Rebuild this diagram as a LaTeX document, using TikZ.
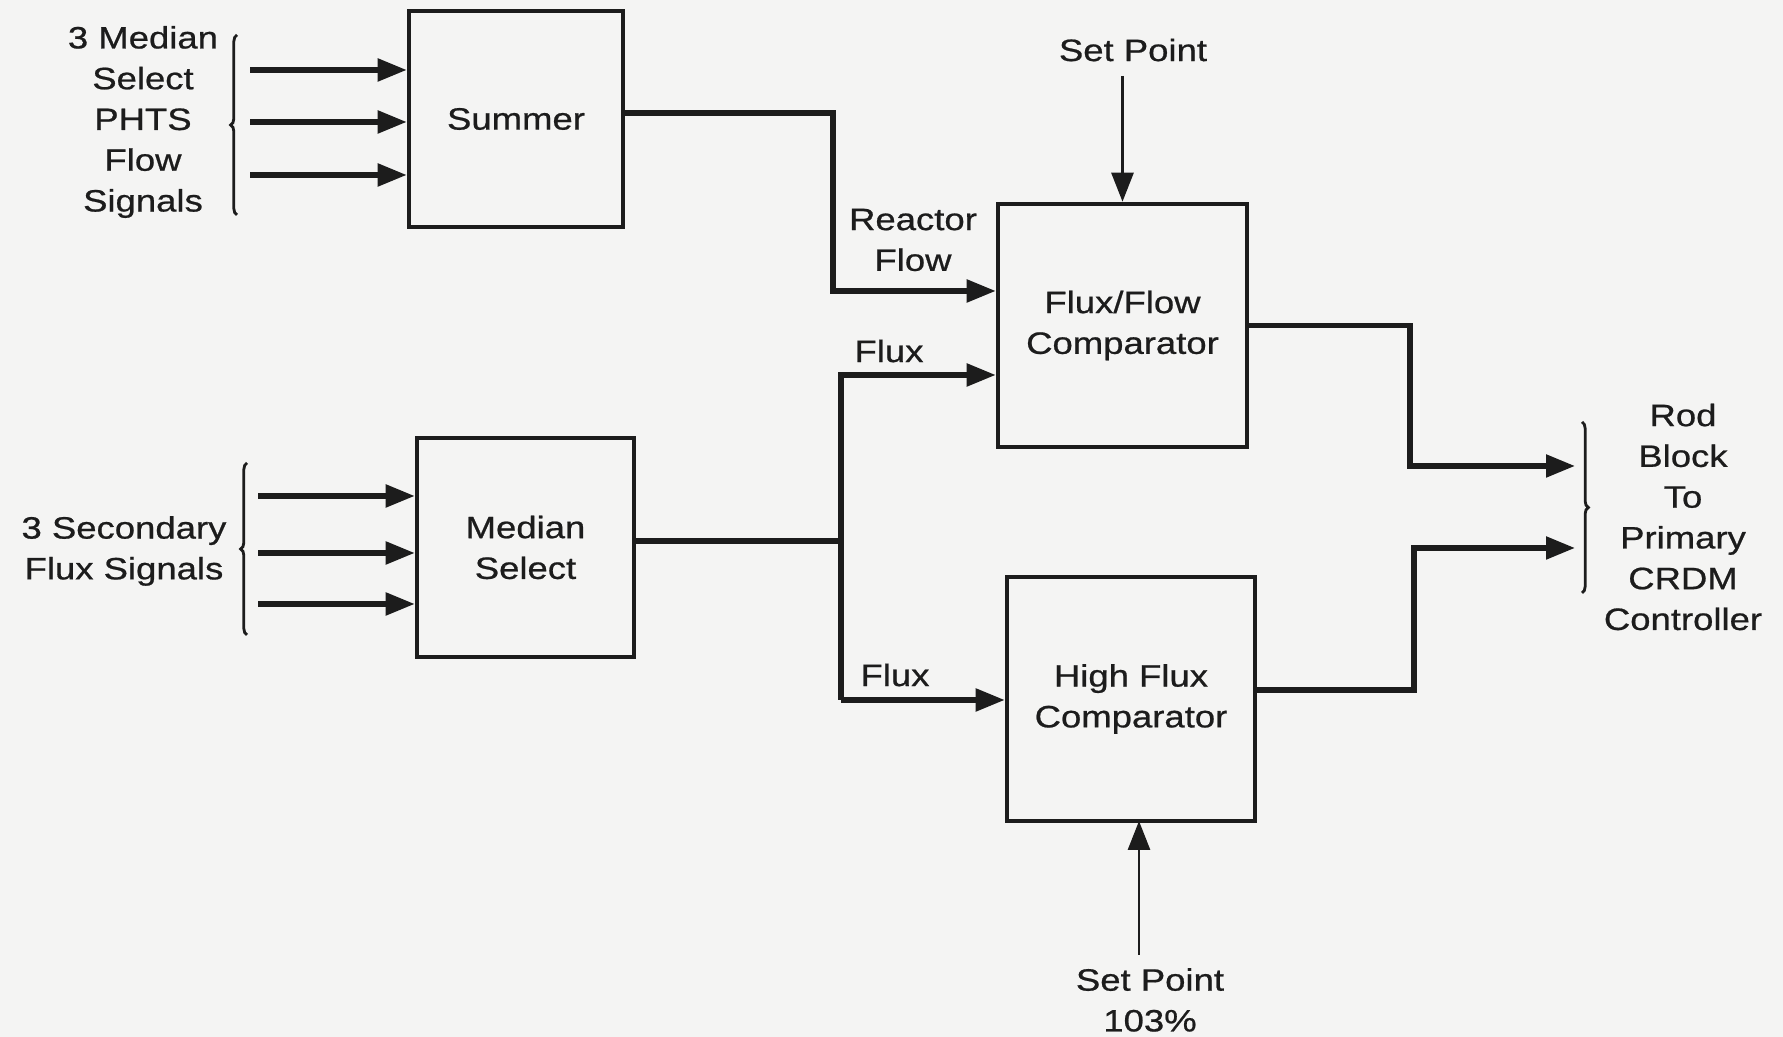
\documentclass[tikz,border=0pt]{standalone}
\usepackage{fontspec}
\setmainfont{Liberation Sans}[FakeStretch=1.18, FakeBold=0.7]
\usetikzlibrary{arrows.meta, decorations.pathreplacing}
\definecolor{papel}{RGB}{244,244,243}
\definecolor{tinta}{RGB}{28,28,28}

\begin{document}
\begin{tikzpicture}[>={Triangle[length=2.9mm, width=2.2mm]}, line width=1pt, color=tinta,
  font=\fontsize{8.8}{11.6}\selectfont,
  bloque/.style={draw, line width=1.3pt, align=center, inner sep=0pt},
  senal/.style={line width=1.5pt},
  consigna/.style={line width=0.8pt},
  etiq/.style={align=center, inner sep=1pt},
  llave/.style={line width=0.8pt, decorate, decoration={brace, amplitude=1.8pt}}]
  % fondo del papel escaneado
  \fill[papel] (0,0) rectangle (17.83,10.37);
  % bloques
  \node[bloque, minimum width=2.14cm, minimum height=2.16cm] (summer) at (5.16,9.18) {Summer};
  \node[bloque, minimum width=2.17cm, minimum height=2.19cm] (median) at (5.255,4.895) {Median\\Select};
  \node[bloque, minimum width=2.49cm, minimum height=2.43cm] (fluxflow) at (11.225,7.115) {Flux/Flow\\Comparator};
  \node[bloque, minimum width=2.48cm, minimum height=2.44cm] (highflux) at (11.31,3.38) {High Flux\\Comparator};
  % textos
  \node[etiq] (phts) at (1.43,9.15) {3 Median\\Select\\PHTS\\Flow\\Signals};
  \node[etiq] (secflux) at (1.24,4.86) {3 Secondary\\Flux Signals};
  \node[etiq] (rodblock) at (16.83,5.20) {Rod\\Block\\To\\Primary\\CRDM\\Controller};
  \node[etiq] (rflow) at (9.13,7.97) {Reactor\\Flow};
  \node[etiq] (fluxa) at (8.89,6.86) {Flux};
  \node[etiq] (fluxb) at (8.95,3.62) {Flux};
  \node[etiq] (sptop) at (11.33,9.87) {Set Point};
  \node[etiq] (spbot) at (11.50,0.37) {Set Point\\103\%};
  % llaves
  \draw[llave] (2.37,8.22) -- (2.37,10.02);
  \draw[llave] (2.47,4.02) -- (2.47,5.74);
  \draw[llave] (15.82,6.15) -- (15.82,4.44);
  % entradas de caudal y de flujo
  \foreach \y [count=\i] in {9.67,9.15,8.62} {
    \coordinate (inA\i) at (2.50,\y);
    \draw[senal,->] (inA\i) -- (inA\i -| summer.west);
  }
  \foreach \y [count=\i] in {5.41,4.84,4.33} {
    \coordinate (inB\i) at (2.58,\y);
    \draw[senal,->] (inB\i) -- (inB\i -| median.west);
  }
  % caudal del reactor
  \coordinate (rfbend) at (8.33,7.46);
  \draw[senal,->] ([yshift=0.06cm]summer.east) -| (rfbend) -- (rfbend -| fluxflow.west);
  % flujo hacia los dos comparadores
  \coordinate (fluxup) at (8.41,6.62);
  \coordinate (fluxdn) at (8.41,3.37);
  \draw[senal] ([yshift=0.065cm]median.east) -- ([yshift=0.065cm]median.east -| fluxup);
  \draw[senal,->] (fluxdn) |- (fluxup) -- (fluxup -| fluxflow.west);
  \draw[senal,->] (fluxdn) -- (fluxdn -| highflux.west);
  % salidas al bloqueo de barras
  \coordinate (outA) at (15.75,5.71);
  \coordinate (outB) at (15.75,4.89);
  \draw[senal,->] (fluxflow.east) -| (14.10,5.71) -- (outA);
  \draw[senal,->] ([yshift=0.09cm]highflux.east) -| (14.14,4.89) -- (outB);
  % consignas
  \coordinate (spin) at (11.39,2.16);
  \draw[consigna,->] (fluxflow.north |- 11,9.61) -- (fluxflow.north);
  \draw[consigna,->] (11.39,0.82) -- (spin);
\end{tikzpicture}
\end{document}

★ ★ ★ ★ ★ ★ ★

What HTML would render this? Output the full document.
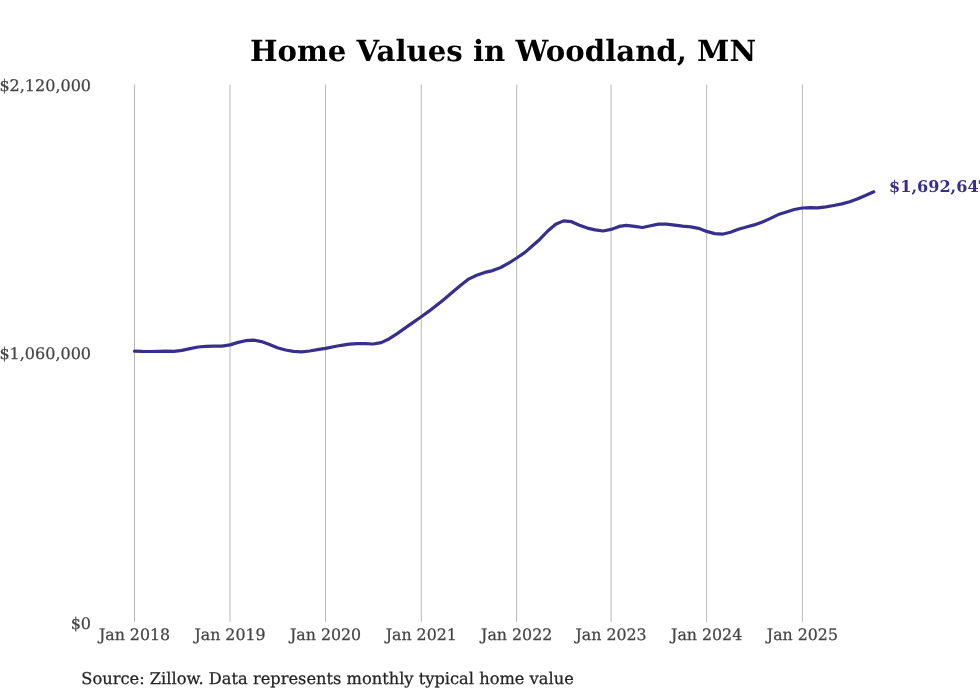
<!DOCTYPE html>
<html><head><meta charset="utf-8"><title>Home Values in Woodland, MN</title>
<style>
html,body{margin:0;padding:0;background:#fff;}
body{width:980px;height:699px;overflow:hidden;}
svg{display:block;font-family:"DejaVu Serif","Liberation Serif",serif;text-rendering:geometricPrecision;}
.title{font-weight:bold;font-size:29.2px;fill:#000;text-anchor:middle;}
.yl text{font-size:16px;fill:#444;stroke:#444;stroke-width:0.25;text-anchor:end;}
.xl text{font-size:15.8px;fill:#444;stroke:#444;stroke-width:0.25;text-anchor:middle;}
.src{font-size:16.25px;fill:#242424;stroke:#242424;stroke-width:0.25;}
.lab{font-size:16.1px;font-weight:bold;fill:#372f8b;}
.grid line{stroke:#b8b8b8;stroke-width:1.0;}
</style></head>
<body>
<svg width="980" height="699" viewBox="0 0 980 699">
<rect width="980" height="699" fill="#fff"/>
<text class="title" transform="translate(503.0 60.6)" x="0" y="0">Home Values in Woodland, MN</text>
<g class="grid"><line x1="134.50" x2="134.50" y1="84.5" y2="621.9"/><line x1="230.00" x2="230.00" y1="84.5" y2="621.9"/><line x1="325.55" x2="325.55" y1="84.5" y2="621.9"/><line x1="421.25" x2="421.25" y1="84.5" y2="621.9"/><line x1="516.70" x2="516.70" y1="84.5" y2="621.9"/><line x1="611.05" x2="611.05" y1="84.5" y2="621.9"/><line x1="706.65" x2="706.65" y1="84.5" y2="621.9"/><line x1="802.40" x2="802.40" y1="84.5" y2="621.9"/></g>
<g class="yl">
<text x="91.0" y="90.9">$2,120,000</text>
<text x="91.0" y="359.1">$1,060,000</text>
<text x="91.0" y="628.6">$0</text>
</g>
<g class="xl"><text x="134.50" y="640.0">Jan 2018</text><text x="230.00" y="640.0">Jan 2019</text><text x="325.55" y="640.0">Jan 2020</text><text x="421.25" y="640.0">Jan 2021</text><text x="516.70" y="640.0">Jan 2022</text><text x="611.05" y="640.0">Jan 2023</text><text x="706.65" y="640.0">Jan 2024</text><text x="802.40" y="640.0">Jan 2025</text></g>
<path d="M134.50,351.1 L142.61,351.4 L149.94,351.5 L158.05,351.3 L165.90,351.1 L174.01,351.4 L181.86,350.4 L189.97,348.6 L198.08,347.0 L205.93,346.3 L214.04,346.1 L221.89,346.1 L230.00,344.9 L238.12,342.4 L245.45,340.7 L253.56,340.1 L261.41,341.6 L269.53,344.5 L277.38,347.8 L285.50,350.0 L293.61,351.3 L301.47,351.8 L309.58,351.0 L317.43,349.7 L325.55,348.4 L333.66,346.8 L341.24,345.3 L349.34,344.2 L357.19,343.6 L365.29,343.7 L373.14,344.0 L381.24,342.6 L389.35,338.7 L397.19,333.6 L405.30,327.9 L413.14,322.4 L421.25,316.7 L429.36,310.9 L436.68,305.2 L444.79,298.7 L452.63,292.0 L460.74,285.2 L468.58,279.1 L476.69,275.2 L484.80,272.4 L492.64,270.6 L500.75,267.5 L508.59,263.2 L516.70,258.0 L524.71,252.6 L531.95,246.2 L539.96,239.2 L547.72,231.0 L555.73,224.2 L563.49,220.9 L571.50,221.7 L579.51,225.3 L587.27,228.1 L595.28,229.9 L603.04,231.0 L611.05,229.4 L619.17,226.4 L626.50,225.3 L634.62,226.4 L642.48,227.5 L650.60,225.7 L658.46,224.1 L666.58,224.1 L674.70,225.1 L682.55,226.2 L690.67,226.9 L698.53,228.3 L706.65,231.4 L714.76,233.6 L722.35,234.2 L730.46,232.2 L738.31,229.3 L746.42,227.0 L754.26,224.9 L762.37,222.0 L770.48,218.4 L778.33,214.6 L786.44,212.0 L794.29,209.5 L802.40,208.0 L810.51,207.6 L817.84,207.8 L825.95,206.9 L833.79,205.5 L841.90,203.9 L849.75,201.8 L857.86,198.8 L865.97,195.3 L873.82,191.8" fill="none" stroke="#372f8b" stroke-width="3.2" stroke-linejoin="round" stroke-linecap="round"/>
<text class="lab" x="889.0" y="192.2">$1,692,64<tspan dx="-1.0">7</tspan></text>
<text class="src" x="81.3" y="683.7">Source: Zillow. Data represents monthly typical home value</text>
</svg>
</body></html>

★ ★ ★ ★ ★ ★ ★

◆ **The problem**
Pull every line containing "this" out of the records.

◆ **Full response**
Rebuild this diagram as a LaTeX document, using TikZ.
What HTML would render this? Output the full document.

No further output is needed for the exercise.